Empty cans used for begging line the entrance of a house in the overcrowded neighbourhood of Grand Yoff in the Senegalese capital, Dakar, where a `marabout’ [Koranic teacher] and 10 boys rent two mosquito-infested rooms.
The boys sleep together on the concrete floor. Each morning they get up, take the empty cans and head onto the street to beg for breakfast.
These boys are `talibes’, followers of a `marabout’, to whom they were entrusted by their families to learn the Koran. But their `marabout’ - like many others who are caretakers of an estimated 10,000 children in Dakar and up to 100,000 across the country according to UNICEF - does not have the means to support them.
Thousands of `talibes’ spend hours each day walking the city in search of scraps of food and begging for money to meet a daily quota exacted by their `marabouts’, or face beatings, talibe children told IRIN.
Often with ripped clothes, barefoot and filthy, the children move alone or in packs. Many never learn the Koran, officials from non-governmental organisations (NGOs) say, and rarely do they attain adequate schooling that will lead to jobs when they become adults.

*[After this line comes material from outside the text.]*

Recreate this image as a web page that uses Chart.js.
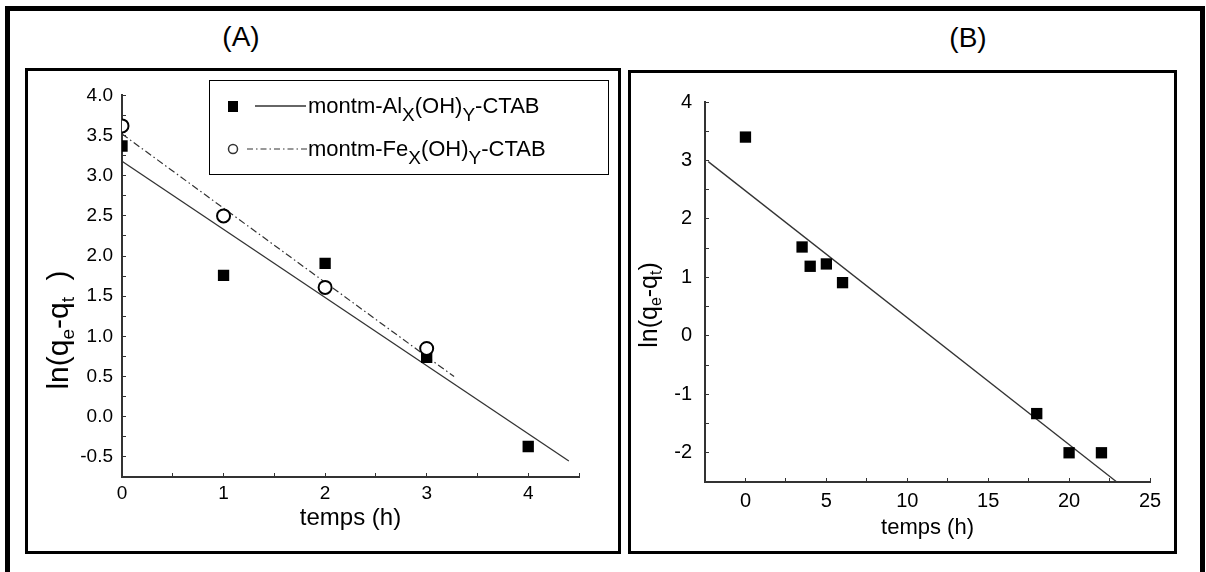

Despite the efforts of NGOs and government agencies to tackle the problem, it continues and may, according to some aid organisations such as Samusocial Sénégal, it may be growing.
NGOs Worldvision and Tostan and government officials from the Ministry of Solidarity cited three main obstacles to solving the problem: persistent poverty, an inadequate response by the government and the power of `marabouts’ in Senegalese society.
“The [`marabout’] system goes above the president,” said Ann Birch, communications leader for World Vision Senegal, and a photographer who has documented `talibe’ children.
People consult `marabouts’ on family matters, money questions, for professional advice, and even guidance on how to vote, Imam Mamadou Ndiaye, director of teaching at the Islamic Institute of Dakar, told IRIN. They are influential in all levels of society.
Financial stakes
`Marabouts’ demand that their `talibes’ give them a daily average minimum of 350 CFA francs (77 US cents), according to various children IRIN interviewed. That is a considerable sum in a country where over half the population lives on less than two dollars a day.
“The economic stakes are enormous,” explained Isabelle de Guillebon, director of Samusocial Sénégal, one of many local NGOs working with street children in Senegal.
“People are making more money off [child] begging than they would if they had jobs,” said Mouhamed Chérif Diop, programme coordinator for the local NGO, Tostan, which helps to reintegrate `talibes’ with their families.
A hesitant government
In 2005 the government passed stricter laws against begging, including stronger sentences for mistreating children. But what is missing, many NGO representatives told IRIN, is government-wide regulation of the Koranic schools.
According to Tostan’s Mouhamed Chérif Diop, “until the government regulates the thousands of informal Koranic schools so that not just anyone can open a `daara’ [Koranic school] the problem will not go away.”
The government is currently creating ‘modern daaras’ in which children do not go out to beg. But “there is lots of talk and very little action,” says Isabelle de Guillebon, director of NGO Samusocial Sénégal. “These steps are more for show and the anti-begging law isn’t being enforced.”
Some officials in the government even blame the persistence of `talibes’ on elected politicians, whom they say are unwilling to tackle the issue. “The state does not want to commit itself to solving the problem because it touches on religion,” Amadou Camara, head of non-conventional learning at the Ministry of Solidarity, told IRIN.
“In every big city, there is a religious leader who has disciples in high places in the social administration.”
Some officials said the solution is to help `marabouts’ generate revenue so they do not need their pupils to go out and beg.
Piecemeal approaches
The government Ministry of Solidarity has funds to support up to 100 `daaras’ every year to try to reduce `marabout’ dependence on begging for income, said Camara, adding that some schools could come away with 500,000 CFA francs a year (US$1,105).
Some NGO officials do not see that as a solution. “It endorses an abnormal situation,” said Mouhamed Chérif Diop, programme coordinator for Tostan. But Camara said: “If you give absolutely nothing, it’s even worse.”
NGO officials admit that their programmes are too small and uncoordinated to address the problem. “We do [all we can] with our limited means,” Samusocial Sénégal’s de Guillebon said, “but little actions we do of returning three or four children [to their families] is not going to solve the problem for 10,000 child beggars in Dakar.”
Some NGOs have tried to encourage `marabouts’ in Dakar to return home to their rural villages and find alternative incomes. With support from the UN Children’s Fund (UNICEF), the NGO Enda has helped one `marabout’ and 47 `talibes’ return to his [the `marabout’s’] home village of Pout, where he now grows vegetables and no longer sends his pupils begging.
But “actions are not systematic or on a big scale,” ENDA’s resource coordinator, Moustapha Diop told IRIN. “There needs to be a much more global approach.”